Maples are my favorite kind of tree. They are at their best this time of the year. I grew up in the shade of a huge one and one of our two pooches is even named Maple. But someday a maple baseball bat is going to be the cause of death. What a way to go.


I mentioned a couple of weeks ago that one of the games in the season-ending series between Iowa and Memphis included five shattered bats. I don’t know how many of those were maple, but there is a growing body of evidence that maple bats crack differently than ones made of ash. A game which has always featured balls as hard as stones being hurled around at high speeds and being swatted with wooden clubs is becoming even more dangerous with metallic mallets at amateur levels and maple ones in the major leagues...


   


What’s to be made of Mike Quade’s 17-7 record as the Cubs’ skipper? What a shame that the best series the team’s had in St. Louis in over 20 years and the best road trip it’s ever enjoyed benefit no one in the Cub legions with the possible exception of Mr. Clean. Will Jim Hendry attach any significance to this run? The games are barely facsimiles of meaningful ones when pennants and playoff berths are still at stake. Here’s a thought: maybe hiring Quade would so underwhelm the masses that attendance would stay down next year and keep the pressure relatively low on the youngsters. They’ve been thriving under more or less those conditions this month.

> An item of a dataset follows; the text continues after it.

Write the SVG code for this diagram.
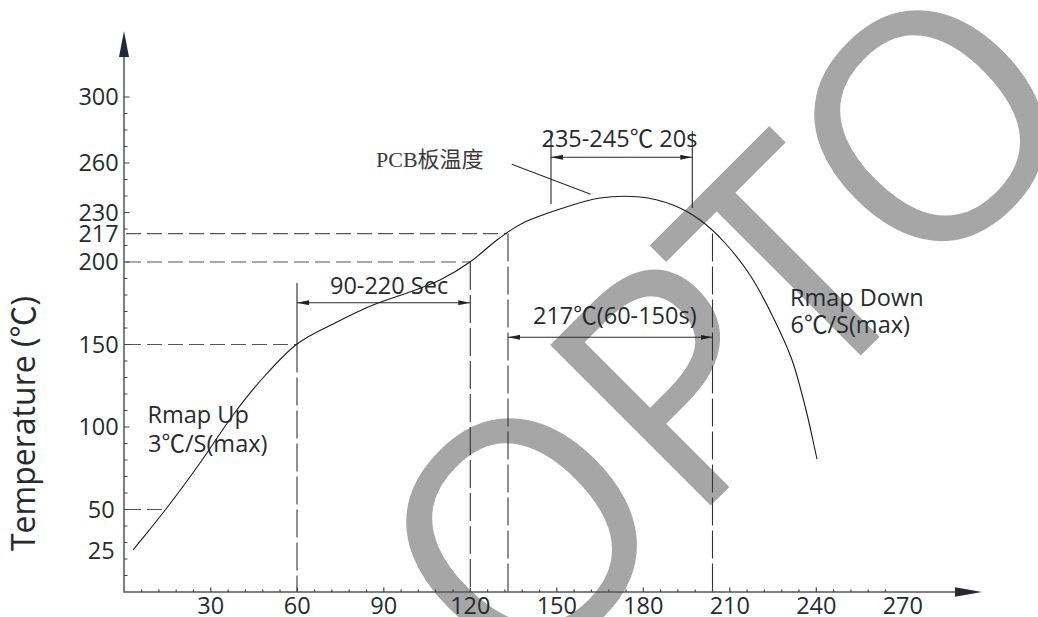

Phil Rogers mentioned Seattle as perhaps another logical spot for Ryne Sandberg in yesterday’s Tribune. It makes some sense. Sandberg hails from Washington. There are going to be a lot of jobs open this winter and Sandberg will get one of them, I’m betting. I hope it’s the one he’s best-suited for in the organization he’s most familiar with in all ways, especially organizational history and personnel.


Recent remarks by Mr. Ricketts can easily be interpreted as Sandberg stage-setters. The best combination of the new ownership’s business instincts and fondness for the Cubs would seem to be #23. The combination of a philosophical downshift to homegrown young talent and a no-name manager will cost the royal family a lot of money in the short-term. More, I hope they decide, than they can afford.


Pay no attention to the man behind the meaningless lineup cards!